Passaggio in laguna
Giusto un passaggio, ecco quello che è stato il nostro rapido soggiorno di circa un mese fa a Venezia. Un passaggio talmente rapido da non lasciare nemmeno il tempo ai ricordi di sedimentare: si sono sciolti ancor prima di fissarsi, tra una corsa sul vaporetto e una sudata attraverso le calli sotto un sole di inizio giugno incredibilmente cocente.
Un passaggio è però pur sempre qualcosa che lascia una traccia: un minimo di impronta alla fine rimane anche quando la pressione non è eccessiva, se la materia su cui è impressa è sufficientemente permeabile. La mia memoria lo è pure troppo.

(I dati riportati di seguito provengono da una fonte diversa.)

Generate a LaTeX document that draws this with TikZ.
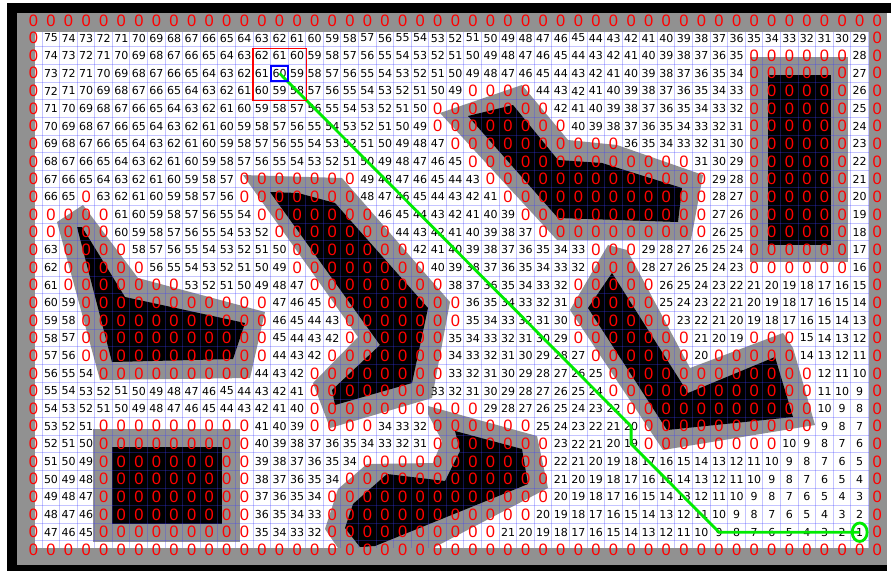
\documentclass[tikz,border=0pt]{standalone}
\usepackage{fontspec}
\usetikzlibrary{shapes.geometric}
\newfontfamily\numfont{DejaVu Sans}
\newfontfamily\zerofont{Liberation Sans}
\definecolor{wallgray}{RGB}{145,145,145}
\definecolor{routegreen}{RGB}{0,235,0}
\definecolor{cellblue}{RGB}{60,60,255}
\newif\ifwallcell
\tikzset{
  numcell/.style={inner sep=0pt, font=\numfont\fontsize{11}{12}\selectfont},
  zerocell/.style={inner sep=0pt, red, font=\zerofont\fontsize{16.5}{18}\selectfont},
  gridline/.style={cellblue, opacity=0.3, line width=0.9pt},
  route/.style={routegreen, line width=2.8pt},
}

\begin{document}
\begin{tikzpicture}[x=1pt, y=-1pt]
  \useasboundingbox (0,0) rectangle (891,571);
  %% Frame and free area
  \fill[black] (7,3) rectangle (891,571);
  \fill[white] (887,13) rectangle (891,571);
  \fill[wallgray] (17,13) rectangle (887,565);
  \fill[white] (35,32) rectangle (869,548);
  %% Inflated obstacles
  \fill[wallgray] (57,222) -- (83,205) -- (138,278) -- (265,312) -- (250,378) -- (100,380) -- cycle;
  \fill[wallgray] (243,175) -- (342,178) -- (450,302) -- (432,398) -- (330,428) -- (313,383) -- (358,337) -- cycle;
  \fill[wallgray] (440,113) -- (522,85) -- (568,140) -- (617,145) -- (703,175) -- (691,240) -- (557,240) -- cycle;
  \fill[wallgray] (750,57) rectangle (848,262);
  \fill[wallgray] (93,429) rectangle (240,542);
  \fill[wallgray] (570,310) -- (608,245) -- (627,250) -- (690,368) -- (783,333) -- (793,348) -- (815,425) -- (663,450) -- cycle;
  \fill[wallgray] (428,406) -- (537,436) -- (548,488) -- (433,548) -- (338,548) -- (325,529) -- (338,489) -- (367,464) -- (433,463) -- (442,441) -- (428,414) -- cycle;
  %% Obstacles
  \fill[black] (77,227) -- (82,227) -- (125,297) -- (245,323) -- (233,359) -- (112,362) -- cycle;
  \fill[black] (270,192) -- (298,193) -- (335,203) -- (428,308) -- (412,383) -- (335,405) -- (332,390) -- (380,345) -- cycle;
  \fill[black] (468,116) -- (513,105) -- (558,160) -- (602,163) -- (682,188) -- (678,222) -- (558,218) -- cycle;
  \fill[black] (768,75) rectangle (831,245);
  \fill[black] (112,447) rectangle (222,524);
  \fill[black] (612,273) -- (588,308) -- (667,430) -- (793,417) -- (775,357) -- (688,393) -- cycle;
  \fill[black] (455,431) -- (522,449) -- (528,484) -- (375,546) -- (360,547) -- (345,528) -- (353,504) -- (387,474) -- (445,481) -- (460,451) -- cycle;
  %% Grid lines
  \begin{scope}
    \clip (35,32) rectangle (869,548);
    \foreach \k in {0,...,47}
      \draw[gridline] ({42+17.58*\k},32) -- ({42+17.58*\k},548);
    \foreach \k in {0,...,28}
      \draw[gridline] (35,{46.7+17.65*\k}) -- (869,{46.7+17.65*\k});
  \end{scope}
  %% Cell values, row / blocked column spans
  \foreach \r/\spans in {-1/{-1/47}, 0/{-1/-1}, 1/{40/45}, 2/{40/45}, 3/{24/27,40/45}, 4/{22/28,40/45},
      5/{22/29,40/45}, 6/{23/32,40/45}, 7/{24/36,40/45}, 8/{11/17,25/37,40/45}, 9/{2/2,11/17,26/37,40/45},
      10/{0/3,12/18,27/37,40/45}, 11/{0/3,13/19,28/37,40/45}, 12/{1/4,14/20,31/33,40/45},
      13/{1/5,14/21,31/33,40/45}, 14/{1/7,15/22,30/34}, 15/{2/12,16/23,30/34}, 16/{2/12,17/23,30/35},
      17/{2/12,17/22,30/36,40/42}, 18/{2/12,16/22,31/36,38/42}, 19/{3/11,15/22,32/43}, 20/{15/21,32/43},
      21/{15/24,33/43}, 22/{3/11,15/18,22/27,34/43}, 23/{3/11,22/28,34/41}, 24/{3/11,18/28},
      25/{3/11,17/28}, 26/{3/11,16/28}, 27/{3/11,16/27}, 28/{3/11,16/25}, 29/{-1/47}} {
    \foreach \c in {-1,...,47} {
      \global\wallcellfalse
      \ifnum\c<0 \global\wallcelltrue\fi
      \ifnum\c>46 \global\wallcelltrue\fi
      \foreach \a/\b in \spans {
        \ifnum\c<\a\else\ifnum\c>\b\else\global\wallcelltrue\fi\fi
      }
      \pgfmathtruncatemacro\val{75-\c-\r}
      \ifwallcell
        \node[zerocell] (v\r-\c) at ({51+17.58*\c},{38+17.65*\r}) {0};
      \else
        \node[numcell] (v\r-\c) at ({51+17.58*\c},{38+17.65*\r}) {\val};
      \fi
    }
  }
  %% Route from start to goal
  \draw[route] (v2-13.center) -- (v22-33.center) -- (v23-33.center) -- (v28-38.center) -- (v28-46.center);
  %% Markers
  \node[draw=red, line width=1.5pt, minimum width=53.5pt, minimum height=52pt, inner sep=0pt, yshift=-1pt] (window) at (v2-13) {};
  \node[draw=blue, line width=1.8pt, minimum width=16.5pt, minimum height=15pt, inner sep=0pt] (startcell) at (v2-13) {};
  \node[ellipse, draw=routegreen, line width=2.8pt, minimum width=15pt, minimum height=18.5pt, inner sep=0pt] (goalring) at (v28-46) {};
\end{tikzpicture}
\end{document}
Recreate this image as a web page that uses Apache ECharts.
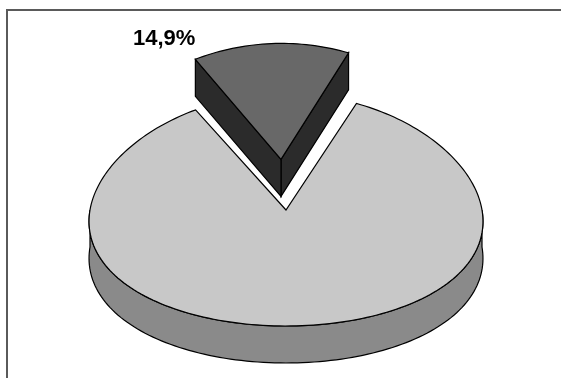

Poi ci sono i sensori delle macchine fotografiche, ma quella è un’altra storia.
In realtà anche questi pochi giorni sono bastati per aggiungere uno strato significativo a ciò che già possedevo di questa città. Tutti hanno almeno un ricordo di Venezia, anche chi non ci è mai stato.
Credo sia questa una caratteristica dei “non luoghi”, quelli dei quali potresti immaginarti un angolo verosimile anche se inesistente e che chiunque riconoscerebbe appartenergli pur non essendoci mai stato.
O forse è più appropriato chiamarli “iperluoghi”, spazi la cui quantità di immagini al mondo basta ad assicurarne l’esistenza. Un po’ come per gli unicorni.
D’altro canto ho come l’impressione che ci siano un sacco di ricordi che non ricordo di Venezia.
Avevo dimenticato per esempio una Venezia bambina assieme a zia Margherita. Ora invece ricordo il treno, i mori, gli orecchini in vetro e i gatti. Chissà dove sono finiti tutti.
Cosa resterà di questa ultima Venezia? Martina e il labirinto del Ghetto con un canale senza più turisti e tanti ragazzi circondati dai riflessi arancioni dello spritz e del tramonto, la tavolozza di Burano, la notte più buia che c’è, il male alla biennale.
E poi tutte le foto che lascio anche qui, ad uso e consumo di chi voglia fare scorta di ricordi non suoi.